#### [SET PROBLEM]
From the records below, pull each line that has "this".

* * *

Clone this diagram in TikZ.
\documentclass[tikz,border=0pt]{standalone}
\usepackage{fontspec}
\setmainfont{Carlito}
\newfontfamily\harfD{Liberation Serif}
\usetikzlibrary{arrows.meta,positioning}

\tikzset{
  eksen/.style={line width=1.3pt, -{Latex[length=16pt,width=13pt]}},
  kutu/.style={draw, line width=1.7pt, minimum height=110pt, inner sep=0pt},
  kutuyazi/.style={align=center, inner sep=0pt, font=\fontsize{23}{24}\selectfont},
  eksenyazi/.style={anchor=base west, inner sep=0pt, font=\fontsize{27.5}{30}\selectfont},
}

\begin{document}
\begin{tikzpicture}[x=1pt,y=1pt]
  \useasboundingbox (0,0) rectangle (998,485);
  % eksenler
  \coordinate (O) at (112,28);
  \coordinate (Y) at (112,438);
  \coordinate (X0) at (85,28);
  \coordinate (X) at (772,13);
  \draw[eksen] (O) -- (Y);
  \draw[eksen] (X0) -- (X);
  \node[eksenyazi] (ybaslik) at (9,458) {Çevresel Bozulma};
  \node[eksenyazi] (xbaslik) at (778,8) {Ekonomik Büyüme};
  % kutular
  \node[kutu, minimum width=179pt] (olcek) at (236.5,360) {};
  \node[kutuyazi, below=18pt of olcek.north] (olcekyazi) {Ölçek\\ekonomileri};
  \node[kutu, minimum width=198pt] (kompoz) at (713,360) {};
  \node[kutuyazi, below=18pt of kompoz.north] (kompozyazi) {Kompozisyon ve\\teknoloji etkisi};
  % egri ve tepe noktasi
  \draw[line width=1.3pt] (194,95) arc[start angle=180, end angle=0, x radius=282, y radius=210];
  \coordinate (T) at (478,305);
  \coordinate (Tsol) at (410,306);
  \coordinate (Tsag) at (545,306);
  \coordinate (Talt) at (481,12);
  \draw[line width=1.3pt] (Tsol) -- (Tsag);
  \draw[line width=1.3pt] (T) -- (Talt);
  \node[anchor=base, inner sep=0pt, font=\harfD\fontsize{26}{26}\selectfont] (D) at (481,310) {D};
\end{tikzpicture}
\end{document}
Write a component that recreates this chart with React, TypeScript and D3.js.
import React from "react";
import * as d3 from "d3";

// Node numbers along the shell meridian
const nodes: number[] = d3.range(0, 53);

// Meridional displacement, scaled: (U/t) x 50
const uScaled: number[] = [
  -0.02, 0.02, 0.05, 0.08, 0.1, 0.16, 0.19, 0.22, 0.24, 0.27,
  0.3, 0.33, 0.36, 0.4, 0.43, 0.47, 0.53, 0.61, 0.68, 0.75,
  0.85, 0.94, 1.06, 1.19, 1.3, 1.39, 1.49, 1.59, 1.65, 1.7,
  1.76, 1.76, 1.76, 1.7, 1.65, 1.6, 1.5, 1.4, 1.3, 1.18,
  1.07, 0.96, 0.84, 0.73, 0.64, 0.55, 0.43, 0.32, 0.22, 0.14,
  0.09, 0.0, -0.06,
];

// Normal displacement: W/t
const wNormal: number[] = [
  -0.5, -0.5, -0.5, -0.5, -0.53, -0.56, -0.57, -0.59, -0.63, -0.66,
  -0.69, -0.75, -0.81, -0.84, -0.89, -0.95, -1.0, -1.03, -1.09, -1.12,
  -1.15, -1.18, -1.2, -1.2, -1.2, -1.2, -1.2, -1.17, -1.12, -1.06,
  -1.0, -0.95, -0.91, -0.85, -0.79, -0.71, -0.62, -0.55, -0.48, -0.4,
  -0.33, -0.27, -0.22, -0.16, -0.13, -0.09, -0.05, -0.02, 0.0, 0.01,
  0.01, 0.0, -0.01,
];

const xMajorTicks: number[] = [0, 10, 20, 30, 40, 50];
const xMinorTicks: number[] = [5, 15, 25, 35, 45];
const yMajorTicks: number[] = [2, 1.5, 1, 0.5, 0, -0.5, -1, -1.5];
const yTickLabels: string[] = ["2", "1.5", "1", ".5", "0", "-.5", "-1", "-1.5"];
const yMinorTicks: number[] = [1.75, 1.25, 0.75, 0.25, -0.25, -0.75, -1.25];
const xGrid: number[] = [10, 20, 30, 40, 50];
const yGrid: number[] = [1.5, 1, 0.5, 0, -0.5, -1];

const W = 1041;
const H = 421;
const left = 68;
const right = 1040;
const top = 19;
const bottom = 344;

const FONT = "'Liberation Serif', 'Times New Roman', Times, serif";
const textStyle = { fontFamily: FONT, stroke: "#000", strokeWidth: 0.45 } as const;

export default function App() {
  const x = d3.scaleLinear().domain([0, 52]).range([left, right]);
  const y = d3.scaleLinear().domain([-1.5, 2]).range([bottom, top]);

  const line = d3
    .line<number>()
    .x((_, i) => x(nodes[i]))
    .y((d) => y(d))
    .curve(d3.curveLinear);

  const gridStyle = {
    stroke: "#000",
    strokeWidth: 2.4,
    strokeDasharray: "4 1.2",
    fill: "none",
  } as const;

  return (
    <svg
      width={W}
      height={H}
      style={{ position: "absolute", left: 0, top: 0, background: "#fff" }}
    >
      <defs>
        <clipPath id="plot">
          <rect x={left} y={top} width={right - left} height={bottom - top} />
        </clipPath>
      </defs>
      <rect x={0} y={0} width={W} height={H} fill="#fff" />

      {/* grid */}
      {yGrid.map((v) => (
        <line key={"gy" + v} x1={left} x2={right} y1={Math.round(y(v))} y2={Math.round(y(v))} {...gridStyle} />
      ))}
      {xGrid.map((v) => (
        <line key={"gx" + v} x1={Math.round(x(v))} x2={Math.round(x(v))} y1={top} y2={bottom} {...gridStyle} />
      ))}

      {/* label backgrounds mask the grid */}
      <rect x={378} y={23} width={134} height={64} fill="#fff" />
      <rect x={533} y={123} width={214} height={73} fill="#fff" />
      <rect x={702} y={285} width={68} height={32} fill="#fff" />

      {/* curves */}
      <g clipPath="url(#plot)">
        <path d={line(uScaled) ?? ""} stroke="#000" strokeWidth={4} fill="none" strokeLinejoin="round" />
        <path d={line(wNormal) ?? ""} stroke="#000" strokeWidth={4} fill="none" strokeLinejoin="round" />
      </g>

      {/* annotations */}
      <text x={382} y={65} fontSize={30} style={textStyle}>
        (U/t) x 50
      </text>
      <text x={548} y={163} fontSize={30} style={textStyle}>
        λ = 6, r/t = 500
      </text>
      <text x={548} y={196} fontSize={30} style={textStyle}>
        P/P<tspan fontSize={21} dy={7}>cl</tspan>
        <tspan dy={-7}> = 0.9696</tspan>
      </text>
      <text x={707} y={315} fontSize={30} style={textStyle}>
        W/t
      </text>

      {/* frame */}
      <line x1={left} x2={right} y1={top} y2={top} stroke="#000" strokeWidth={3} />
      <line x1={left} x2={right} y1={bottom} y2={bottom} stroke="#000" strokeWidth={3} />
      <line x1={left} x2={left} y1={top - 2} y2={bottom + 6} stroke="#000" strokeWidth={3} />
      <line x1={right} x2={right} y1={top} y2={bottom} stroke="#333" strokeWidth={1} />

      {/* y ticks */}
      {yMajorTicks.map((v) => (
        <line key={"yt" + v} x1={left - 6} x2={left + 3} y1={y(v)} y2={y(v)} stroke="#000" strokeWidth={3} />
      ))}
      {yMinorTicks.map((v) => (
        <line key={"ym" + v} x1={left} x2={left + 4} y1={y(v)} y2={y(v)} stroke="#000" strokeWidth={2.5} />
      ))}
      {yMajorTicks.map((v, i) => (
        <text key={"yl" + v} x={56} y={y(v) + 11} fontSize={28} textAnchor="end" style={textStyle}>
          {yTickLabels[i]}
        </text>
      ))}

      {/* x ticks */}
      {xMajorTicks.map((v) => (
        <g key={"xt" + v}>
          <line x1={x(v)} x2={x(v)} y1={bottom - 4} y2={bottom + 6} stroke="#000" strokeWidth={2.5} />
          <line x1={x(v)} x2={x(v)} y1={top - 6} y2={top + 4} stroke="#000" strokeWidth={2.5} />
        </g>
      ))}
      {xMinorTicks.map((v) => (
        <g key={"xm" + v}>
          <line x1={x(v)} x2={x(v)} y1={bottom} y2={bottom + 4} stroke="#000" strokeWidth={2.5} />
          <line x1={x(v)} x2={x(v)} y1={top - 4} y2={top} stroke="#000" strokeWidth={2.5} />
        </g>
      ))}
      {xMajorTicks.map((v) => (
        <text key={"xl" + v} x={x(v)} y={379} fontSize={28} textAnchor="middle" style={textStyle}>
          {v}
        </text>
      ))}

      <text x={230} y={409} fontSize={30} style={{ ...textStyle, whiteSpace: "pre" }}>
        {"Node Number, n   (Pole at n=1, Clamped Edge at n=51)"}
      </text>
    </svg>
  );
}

* * *

#### [REPLY]
Clone this diagram in TikZ.
Write a component that recreates this chart with React, TypeScript and D3.js.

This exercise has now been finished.